* What this task involves
The listing below must be repeated word for word, with its images excluded.

>> BEGIN Data records

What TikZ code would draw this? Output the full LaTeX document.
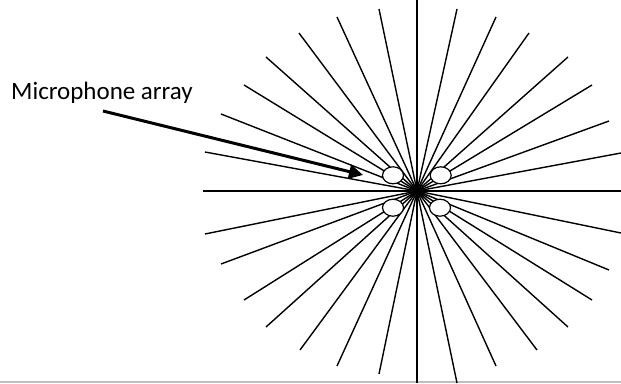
\documentclass[tikz,border=0pt]{standalone}
\usepackage{fontspec}
\setmainfont{Carlito}
\usetikzlibrary{arrows.meta,shapes.geometric}
\tikzset{
  ray/.style={draw=black,line width=1.4pt},
  axis/.style={draw=black,line width=1.5pt},
  mic/.style={draw=black,fill=white,ellipse,line width=1.2pt,minimum width=21pt,minimum height=17pt,inner sep=0pt},
  pointer/.style={draw=black,line width=3pt,-{Triangle[length=14pt,width=14pt]}},
  label/.style={font=\fontsize{25}{29}\selectfont,anchor=base west,inner sep=0pt,text=black}
}
\begin{document}
\begin{tikzpicture}[x=1pt,y=-1pt]
\useasboundingbox (0,0) rectangle (621,383);
\fill[white] (0,0) rectangle (621,383);
\draw[draw=black!25,line width=1.5pt] (0,382) -- (621,382);
\coordinate (c) at (417,191);
\foreach \n/\x/\y in {
  a1/205/152,a2/221/114,a3/244/85,a4/266/57,a5/299/33,a6/337/17,a7/379/9,
  b1/457/9,b2/496/17,b3/529/33,b4/568/57,b5/592/85,b6/609/121,b7/621/153,
  d1/205/234,d2/221/264,d3/244/300,d4/266/327,d5/300/350,d6/337/366,d7/379/374,
  e1/621/233,e2/609/270,e3/592/300,e4/568/327,e5/537/350,e6/496/366,e7/457/383}{
  \coordinate (\n) at (\x,\y);
  \draw[ray] (\n) -- (c);
}
\coordinate (top) at (417,0);
\coordinate (bot) at (417,383);
\coordinate (lft) at (203,191);
\coordinate (rgt) at (621,191);
\draw[axis] (top) -- (bot);
\draw[axis] (lft) -- (rgt);
\node[mic] (m1) at (393,175.3) {};
\node[mic] (m2) at (440.7,175.3) {};
\node[mic] (m3) at (393,207.7) {};
\node[mic] (m4) at (440,207.7) {};
\node[label] (t) at (11,99) {Microphone array};
\coordinate (as) at (103,111);
\coordinate (ae) at (363,175);
\draw[pointer] (as) -- (ae);
\end{tikzpicture}
\end{document}
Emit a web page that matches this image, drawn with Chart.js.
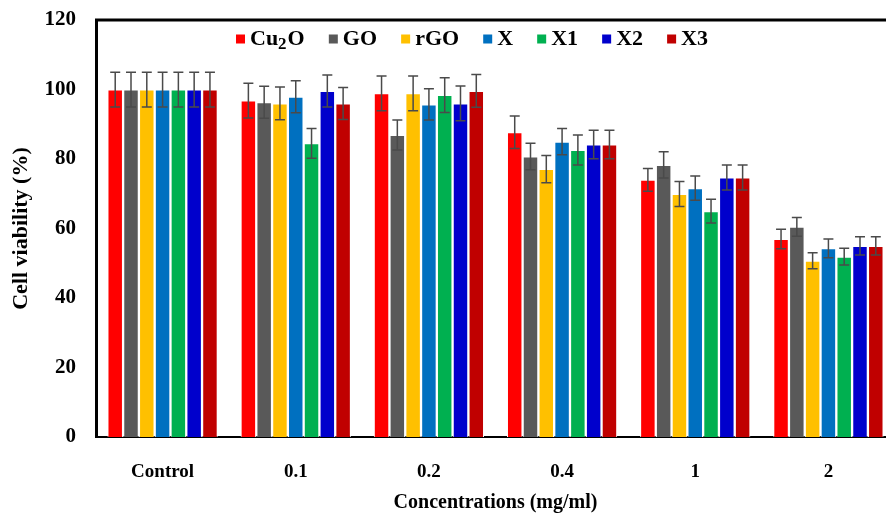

>> END Data records

* Task output
What TikZ code would draw this? Output the full LaTeX document.
\documentclass[tikz,border=0pt]{standalone}
\usepackage{fontspec}
\setmainfont{Carlito}
\usetikzlibrary{arrows.meta,shapes.geometric}
\tikzset{
  ray/.style={draw=black,line width=1.4pt},
  axis/.style={draw=black,line width=1.5pt},
  mic/.style={draw=black,fill=white,ellipse,line width=1.2pt,minimum width=21pt,minimum height=17pt,inner sep=0pt},
  pointer/.style={draw=black,line width=3pt,-{Triangle[length=14pt,width=14pt]}},
  label/.style={font=\fontsize{25}{29}\selectfont,anchor=base west,inner sep=0pt,text=black}
}
\begin{document}
\begin{tikzpicture}[x=1pt,y=-1pt]
\useasboundingbox (0,0) rectangle (621,383);
\fill[white] (0,0) rectangle (621,383);
\draw[draw=black!25,line width=1.5pt] (0,382) -- (621,382);
\coordinate (c) at (417,191);
\foreach \n/\x/\y in {
  a1/205/152,a2/221/114,a3/244/85,a4/266/57,a5/299/33,a6/337/17,a7/379/9,
  b1/457/9,b2/496/17,b3/529/33,b4/568/57,b5/592/85,b6/609/121,b7/621/153,
  d1/205/234,d2/221/264,d3/244/300,d4/266/327,d5/300/350,d6/337/366,d7/379/374,
  e1/621/233,e2/609/270,e3/592/300,e4/568/327,e5/537/350,e6/496/366,e7/457/383}{
  \coordinate (\n) at (\x,\y);
  \draw[ray] (\n) -- (c);
}
\coordinate (top) at (417,0);
\coordinate (bot) at (417,383);
\coordinate (lft) at (203,191);
\coordinate (rgt) at (621,191);
\draw[axis] (top) -- (bot);
\draw[axis] (lft) -- (rgt);
\node[mic] (m1) at (393,175.3) {};
\node[mic] (m2) at (440.7,175.3) {};
\node[mic] (m3) at (393,207.7) {};
\node[mic] (m4) at (440,207.7) {};
\node[label] (t) at (11,99) {Microphone array};
\coordinate (as) at (103,111);
\coordinate (ae) at (363,175);
\draw[pointer] (as) -- (ae);
\end{tikzpicture}
\end{document}
Emit a web page that matches this image, drawn with Chart.js.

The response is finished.